*COLLECTED DATA*.

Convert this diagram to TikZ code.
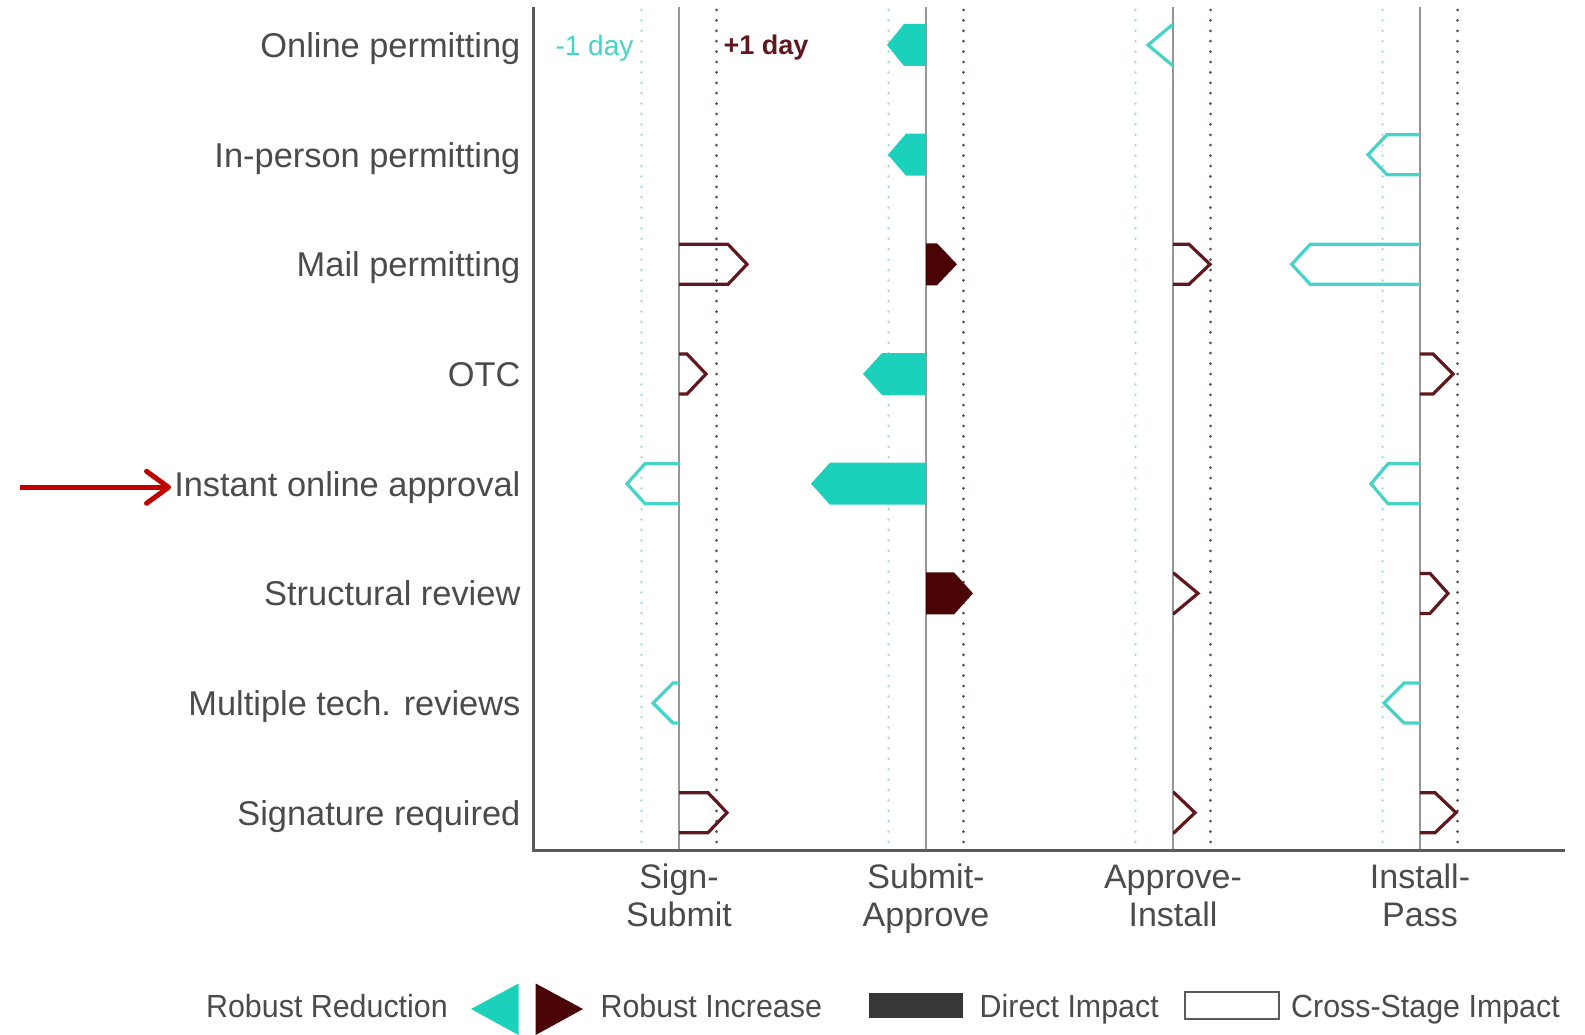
\documentclass[tikz,border=0pt]{standalone}
\usepackage{fontspec}
\setmainfont{Liberation Sans}
\newfontfamily\condfont[FakeStretch=0.95]{Liberation Sans}
\usetikzlibrary{arrows.meta}

\definecolor{cyanfill}{RGB}{27,209,188}
\definecolor{cyanline}{RGB}{70,212,200}
\definecolor{maroonfill}{RGB}{75,4,6}
\definecolor{maroonline}{RGB}{95,25,30}
\definecolor{txtgray}{RGB}{75,75,75}
\definecolor{axisgray}{RGB}{90,90,90}
\definecolor{stagegray}{RGB}{150,150,150}
\definecolor{cyandot}{RGB}{160,215,215}
\definecolor{darkdot}{RGB}{95,72,72}
\definecolor{arrowred}{RGB}{192,0,0}
\definecolor{legenddark}{RGB}{55,55,55}

% solid (direct impact) bar: style, base x, row y, tip x, signed bevel
\newcommand\stageSolid[5]{%
  \fill[#1] (#2,{#3-21}) -- ({#4-(#5)},{#3-21}) -- (#4,#3) -- ({#4-(#5)},{#3+21}) -- (#2,{#3+21}) -- cycle;}
% outlined (cross-stage impact) bar, open at the stage line
\newcommand\stageOpen[5]{%
  \draw[#1] (#2,{#3-20}) -- ({#4-(#5)},{#3-20}) -- (#4,#3) -- ({#4-(#5)},{#3+20}) -- (#2,{#3+20});}

\begin{document}
\begin{tikzpicture}[x=1pt,y=-1pt,
  rowlabel/.style={font=\fontsize{34.4}{40}\selectfont, text=txtgray, inner sep=0pt, anchor=base east},
  stagelabel/.style={font=\fontsize{34}{40}\selectfont, text=txtgray, inner sep=0pt, anchor=base},
  legendtext/.style={font=\condfont\fontsize{32}{36}\selectfont, text=txtgray, inner sep=0pt},
  stageline/.style={draw=stagegray, line width=2pt},
  axisline/.style={draw=axisgray, line width=3pt},
  minusdots/.style={draw=cyandot, line width=2.6pt, dash pattern=on 0pt off 10.4pt, line cap=round},
  plusdots/.style={draw=darkdot, line width=3pt, dash pattern=on 0pt off 10.4pt, line cap=round},
  cyansolid/.style={fill=cyanfill},
  maroonsolid/.style={fill=maroonfill},
  cyanopen/.style={draw=cyanline, line width=3.2pt, line join=miter},
  maroonopen/.style={draw=maroonline, line width=3.2pt, line join=miter},
  pointer/.style={draw=arrowred, line width=5pt, -{Straight Barb[length=22pt,width=32pt,round]}}
]
\useasboundingbox (0,0) rectangle (1585,1035);

% stage centre lines with the -1 day and +1 day guides
\foreach \sx in {679,926,1173,1420} {
  \draw[minusdots] ({\sx-37.5},10) -- ({\sx-37.5},848);
  \draw[plusdots]  ({\sx+37.5},10) -- ({\sx+37.5},848);
  \draw[stageline] (\sx,7) -- (\sx,850);
}

% axes
\draw[axisline] (533,7) -- (533,850.7) -- (1565,850.7);

% day scale labels
\node[font=\fontsize{28}{32}\selectfont, text=cyanline, inner sep=0pt] (minusday) at (594.5,48) {-1 day};
\node[font=\bfseries\fontsize{27}{32}\selectfont, text=maroonline, inner sep=0pt] (plusday) at (766,48) {+1 day};

% row labels
\node[rowlabel] (l1) at (520.6,57.5)  {Online permitting};
\node[rowlabel] (l2) at (520.6,167.2) {In-person permitting};
\node[rowlabel] (l3) at (520.6,276.8) {Mail permitting};
\node[rowlabel] (l4) at (520.6,386.5) {OTC};
\node[rowlabel] (l5) at (520.6,496.2) {Instant online approval};
\node[rowlabel] (l6) at (520.6,605.9) {Structural review};
\node[rowlabel] (l7) at (520.6,715.5) {Multiple tech. reviews};
\node[rowlabel] (l8) at (520.6,825.2) {Signature required};

% stage labels
\node[stagelabel] (s1a) at (679,888.7) {Sign-};
\node[stagelabel] (s1b) at (679,926)   {Submit};
\node[stagelabel] (s2a) at (926,888.7) {Submit-};
\node[stagelabel] (s2b) at (926,926)   {Approve};
\node[stagelabel] (s3a) at (1173,888.7) {Approve-};
\node[stagelabel] (s3b) at (1173,926)   {Install};
\node[stagelabel] (s4a) at (1420,888.7) {Install-};
\node[stagelabel] (s4b) at (1420,926)   {Pass};

% Online permitting
\stageSolid{cyansolid}{926}{45}{887}{-17}
\stageOpen{cyanopen}{1173}{45}{1148}{-24}
% In-person permitting
\stageSolid{cyansolid}{926}{154.7}{888}{-18}
\stageOpen{cyanopen}{1420}{154.7}{1368}{-19}
% Mail permitting
\stageOpen{maroonopen}{679}{264.3}{747}{19}
\stageSolid{maroonsolid}{926}{264.3}{957}{20}
\stageOpen{maroonopen}{1173}{264.3}{1210}{21}
\stageOpen{cyanopen}{1420}{264.3}{1291.7}{-18.5}
% OTC
\stageOpen{maroonopen}{679}{374}{706}{19}
\stageSolid{cyansolid}{926}{374}{863}{-19}
\stageOpen{maroonopen}{1420}{374}{1453}{20}
% Instant online approval
\stageOpen{cyanopen}{679}{483.7}{627}{-18}
\stageSolid{cyansolid}{926}{483.7}{811}{-19}
\stageOpen{cyanopen}{1420}{483.7}{1371}{-17}
% Structural review
\stageSolid{maroonsolid}{926}{593.4}{973}{19}
\stageOpen{maroonopen}{1173}{593.4}{1198}{24}
\stageOpen{maroonopen}{1420}{593.4}{1448}{18}
% Multiple tech. reviews
\stageOpen{cyanopen}{679}{703}{653}{-20}
\stageOpen{cyanopen}{1420}{703}{1384}{-20}
% Signature required
\stageOpen{maroonopen}{679}{812.7}{727}{19}
\stageOpen{maroonopen}{1173}{812.7}{1195}{21}
\stageOpen{maroonopen}{1420}{812.7}{1456}{21}

% pointer to the highlighted row
\coordinate (pointertail) at ([xshift=-154pt]l5.west);
\draw[pointer] (pointertail) -- ([xshift=-3pt]l5.west);

% legend
\node[legendtext, anchor=base east] (lgred) at (448,1017) {Robust Reduction};
\fill[cyanfill] (471,1009) -- (518.6,983.5) -- (518.6,1035) -- cycle;
\fill[maroonfill] (535.7,983.5) -- (583,1009) -- (535.7,1035) -- cycle;
\node[legendtext, anchor=base west] (lginc) at (600.4,1017) {Robust Increase};
\fill[legenddark] (869,993) rectangle (963,1018);
\node[legendtext, anchor=base west] (lgdir) at (979.5,1017) {Direct Impact};
\draw[draw=axisgray, line width=2pt] (1185,992) rectangle (1279,1019);
\node[legendtext, anchor=base west] (lgcross) at (1291,1017) {Cross-Stage Impact};
\end{tikzpicture}
\end{document}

*TASK PROMPT*. Restate the whole listing above exactly, please, omitting every image.

*SOLUTION TO THIS TASK*.
Convert this diagram to TikZ code.
\documentclass[tikz,border=0pt]{standalone}
\usepackage{fontspec}
\setmainfont{Liberation Sans}
\newfontfamily\condfont[FakeStretch=0.95]{Liberation Sans}
\usetikzlibrary{arrows.meta}

\definecolor{cyanfill}{RGB}{27,209,188}
\definecolor{cyanline}{RGB}{70,212,200}
\definecolor{maroonfill}{RGB}{75,4,6}
\definecolor{maroonline}{RGB}{95,25,30}
\definecolor{txtgray}{RGB}{75,75,75}
\definecolor{axisgray}{RGB}{90,90,90}
\definecolor{stagegray}{RGB}{150,150,150}
\definecolor{cyandot}{RGB}{160,215,215}
\definecolor{darkdot}{RGB}{95,72,72}
\definecolor{arrowred}{RGB}{192,0,0}
\definecolor{legenddark}{RGB}{55,55,55}

% solid (direct impact) bar: style, base x, row y, tip x, signed bevel
\newcommand\stageSolid[5]{%
  \fill[#1] (#2,{#3-21}) -- ({#4-(#5)},{#3-21}) -- (#4,#3) -- ({#4-(#5)},{#3+21}) -- (#2,{#3+21}) -- cycle;}
% outlined (cross-stage impact) bar, open at the stage line
\newcommand\stageOpen[5]{%
  \draw[#1] (#2,{#3-20}) -- ({#4-(#5)},{#3-20}) -- (#4,#3) -- ({#4-(#5)},{#3+20}) -- (#2,{#3+20});}

\begin{document}
\begin{tikzpicture}[x=1pt,y=-1pt,
  rowlabel/.style={font=\fontsize{34.4}{40}\selectfont, text=txtgray, inner sep=0pt, anchor=base east},
  stagelabel/.style={font=\fontsize{34}{40}\selectfont, text=txtgray, inner sep=0pt, anchor=base},
  legendtext/.style={font=\condfont\fontsize{32}{36}\selectfont, text=txtgray, inner sep=0pt},
  stageline/.style={draw=stagegray, line width=2pt},
  axisline/.style={draw=axisgray, line width=3pt},
  minusdots/.style={draw=cyandot, line width=2.6pt, dash pattern=on 0pt off 10.4pt, line cap=round},
  plusdots/.style={draw=darkdot, line width=3pt, dash pattern=on 0pt off 10.4pt, line cap=round},
  cyansolid/.style={fill=cyanfill},
  maroonsolid/.style={fill=maroonfill},
  cyanopen/.style={draw=cyanline, line width=3.2pt, line join=miter},
  maroonopen/.style={draw=maroonline, line width=3.2pt, line join=miter},
  pointer/.style={draw=arrowred, line width=5pt, -{Straight Barb[length=22pt,width=32pt,round]}}
]
\useasboundingbox (0,0) rectangle (1585,1035);

% stage centre lines with the -1 day and +1 day guides
\foreach \sx in {679,926,1173,1420} {
  \draw[minusdots] ({\sx-37.5},10) -- ({\sx-37.5},848);
  \draw[plusdots]  ({\sx+37.5},10) -- ({\sx+37.5},848);
  \draw[stageline] (\sx,7) -- (\sx,850);
}

% axes
\draw[axisline] (533,7) -- (533,850.7) -- (1565,850.7);

% day scale labels
\node[font=\fontsize{28}{32}\selectfont, text=cyanline, inner sep=0pt] (minusday) at (594.5,48) {-1 day};
\node[font=\bfseries\fontsize{27}{32}\selectfont, text=maroonline, inner sep=0pt] (plusday) at (766,48) {+1 day};

% row labels
\node[rowlabel] (l1) at (520.6,57.5)  {Online permitting};
\node[rowlabel] (l2) at (520.6,167.2) {In-person permitting};
\node[rowlabel] (l3) at (520.6,276.8) {Mail permitting};
\node[rowlabel] (l4) at (520.6,386.5) {OTC};
\node[rowlabel] (l5) at (520.6,496.2) {Instant online approval};
\node[rowlabel] (l6) at (520.6,605.9) {Structural review};
\node[rowlabel] (l7) at (520.6,715.5) {Multiple tech. reviews};
\node[rowlabel] (l8) at (520.6,825.2) {Signature required};

% stage labels
\node[stagelabel] (s1a) at (679,888.7) {Sign-};
\node[stagelabel] (s1b) at (679,926)   {Submit};
\node[stagelabel] (s2a) at (926,888.7) {Submit-};
\node[stagelabel] (s2b) at (926,926)   {Approve};
\node[stagelabel] (s3a) at (1173,888.7) {Approve-};
\node[stagelabel] (s3b) at (1173,926)   {Install};
\node[stagelabel] (s4a) at (1420,888.7) {Install-};
\node[stagelabel] (s4b) at (1420,926)   {Pass};

% Online permitting
\stageSolid{cyansolid}{926}{45}{887}{-17}
\stageOpen{cyanopen}{1173}{45}{1148}{-24}
% In-person permitting
\stageSolid{cyansolid}{926}{154.7}{888}{-18}
\stageOpen{cyanopen}{1420}{154.7}{1368}{-19}
% Mail permitting
\stageOpen{maroonopen}{679}{264.3}{747}{19}
\stageSolid{maroonsolid}{926}{264.3}{957}{20}
\stageOpen{maroonopen}{1173}{264.3}{1210}{21}
\stageOpen{cyanopen}{1420}{264.3}{1291.7}{-18.5}
% OTC
\stageOpen{maroonopen}{679}{374}{706}{19}
\stageSolid{cyansolid}{926}{374}{863}{-19}
\stageOpen{maroonopen}{1420}{374}{1453}{20}
% Instant online approval
\stageOpen{cyanopen}{679}{483.7}{627}{-18}
\stageSolid{cyansolid}{926}{483.7}{811}{-19}
\stageOpen{cyanopen}{1420}{483.7}{1371}{-17}
% Structural review
\stageSolid{maroonsolid}{926}{593.4}{973}{19}
\stageOpen{maroonopen}{1173}{593.4}{1198}{24}
\stageOpen{maroonopen}{1420}{593.4}{1448}{18}
% Multiple tech. reviews
\stageOpen{cyanopen}{679}{703}{653}{-20}
\stageOpen{cyanopen}{1420}{703}{1384}{-20}
% Signature required
\stageOpen{maroonopen}{679}{812.7}{727}{19}
\stageOpen{maroonopen}{1173}{812.7}{1195}{21}
\stageOpen{maroonopen}{1420}{812.7}{1456}{21}

% pointer to the highlighted row
\coordinate (pointertail) at ([xshift=-154pt]l5.west);
\draw[pointer] (pointertail) -- ([xshift=-3pt]l5.west);

% legend
\node[legendtext, anchor=base east] (lgred) at (448,1017) {Robust Reduction};
\fill[cyanfill] (471,1009) -- (518.6,983.5) -- (518.6,1035) -- cycle;
\fill[maroonfill] (535.7,983.5) -- (583,1009) -- (535.7,1035) -- cycle;
\node[legendtext, anchor=base west] (lginc) at (600.4,1017) {Robust Increase};
\fill[legenddark] (869,993) rectangle (963,1018);
\node[legendtext, anchor=base west] (lgdir) at (979.5,1017) {Direct Impact};
\draw[draw=axisgray, line width=2pt] (1185,992) rectangle (1279,1019);
\node[legendtext, anchor=base west] (lgcross) at (1291,1017) {Cross-Stage Impact};
\end{tikzpicture}
\end{document}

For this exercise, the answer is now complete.